Amyotrophic lateral sclerosis (ALS), sometimes called Lou Gehrig's disease, is a rapidly progressive, invariably fatal neurological disease that attacks the nerve cells (neurons) responsible for controlling voluntary muscles. In ALS, both the upper motor neurons and the lower motor neurons degenerate or die, ceasing to send messages to muscles. Unable to function, the muscles gradually weaken, waste away, and twitch. Eventually the ability of the brain to start and control voluntary movement is lost. Individuals with ALS lose their strength and the ability to move their arms, legs, and body. When muscles in the diaphragm and chest wall fail, individuals lose the ability to breathe without ventilatory support. The disease does not affect a person's ability to see, smell, taste, hear, or recognize touch, and it does not usually impair a person's thinking or other cognitive abilities. However, several recent studies suggest that a small percentage of patients may experience problems with memory or decision-making, and there is growing evidence that some may even develop a form of dementia. The cause of ALS is not known, and scientists do not yet know why ALS strikes some people and not others.

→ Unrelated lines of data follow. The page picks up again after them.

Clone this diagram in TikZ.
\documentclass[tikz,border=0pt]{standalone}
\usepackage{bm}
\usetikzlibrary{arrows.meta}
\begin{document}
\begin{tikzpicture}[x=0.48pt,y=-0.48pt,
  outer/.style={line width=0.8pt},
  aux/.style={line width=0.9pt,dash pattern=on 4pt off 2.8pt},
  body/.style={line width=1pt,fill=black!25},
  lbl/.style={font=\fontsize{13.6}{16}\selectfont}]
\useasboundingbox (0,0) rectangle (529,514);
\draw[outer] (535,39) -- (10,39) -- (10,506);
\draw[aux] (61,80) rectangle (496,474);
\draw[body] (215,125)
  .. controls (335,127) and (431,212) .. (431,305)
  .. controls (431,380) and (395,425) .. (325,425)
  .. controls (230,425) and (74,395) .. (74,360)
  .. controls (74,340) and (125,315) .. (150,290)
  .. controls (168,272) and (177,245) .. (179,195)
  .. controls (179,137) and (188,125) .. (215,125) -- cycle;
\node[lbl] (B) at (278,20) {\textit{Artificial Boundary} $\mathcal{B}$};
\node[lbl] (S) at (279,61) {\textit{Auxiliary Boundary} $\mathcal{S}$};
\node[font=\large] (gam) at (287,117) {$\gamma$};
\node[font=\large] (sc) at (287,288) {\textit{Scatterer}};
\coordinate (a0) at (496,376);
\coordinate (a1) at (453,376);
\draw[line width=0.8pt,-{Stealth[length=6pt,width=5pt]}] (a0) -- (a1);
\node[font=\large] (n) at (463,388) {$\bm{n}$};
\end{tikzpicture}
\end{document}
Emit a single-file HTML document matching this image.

DIAGNOSTIC TESTING AND CODING
There is no one test or procedure to establish the diagnosis of ALS. The diagnosis of ALS is based on history, neurological findings consistent with the diagnosis of ALS and eletrophysiological and neuroimaging testing to rule out other impairments that may cause similar signs and symptoms. The diagnosis may be supported by electrophysiological studies (electromyogram [EMG] and nerve conduction study [NCS] but these tests may be negative or only suggestive of the diagnosis.
No cure has yet been found for ALS. However, the FDA has approved the first drug treatment for the disease-riluzole (Rilutek). Clinical trials with ALS patients showed that riluzole prolongs survival by several months. Riluzole does not reverse the damage already done to motor neurons, and patients taking the drug must be monitored for liver damage and other possible side effects. However, this first disease-specific therapy offers hope that the progression of ALS may one day be slowed by new medications or combinations of drugs. Other treatments for ALS are designed to relieve symptoms and improve the quality of life for patients. Multidisciplinary teams of health care professionals can design an individualized plan of medical and physical therapy and provide special equipment aimed at keeping patients as mobile and comfortable as possible. Physicians can prescribe medications to help reduce fatigue, ease muscle cramps, control spasticity, and reduce excess saliva and phlegm. Drugs also are available to help patients with pain, depression, sleep disturbances, and constipation.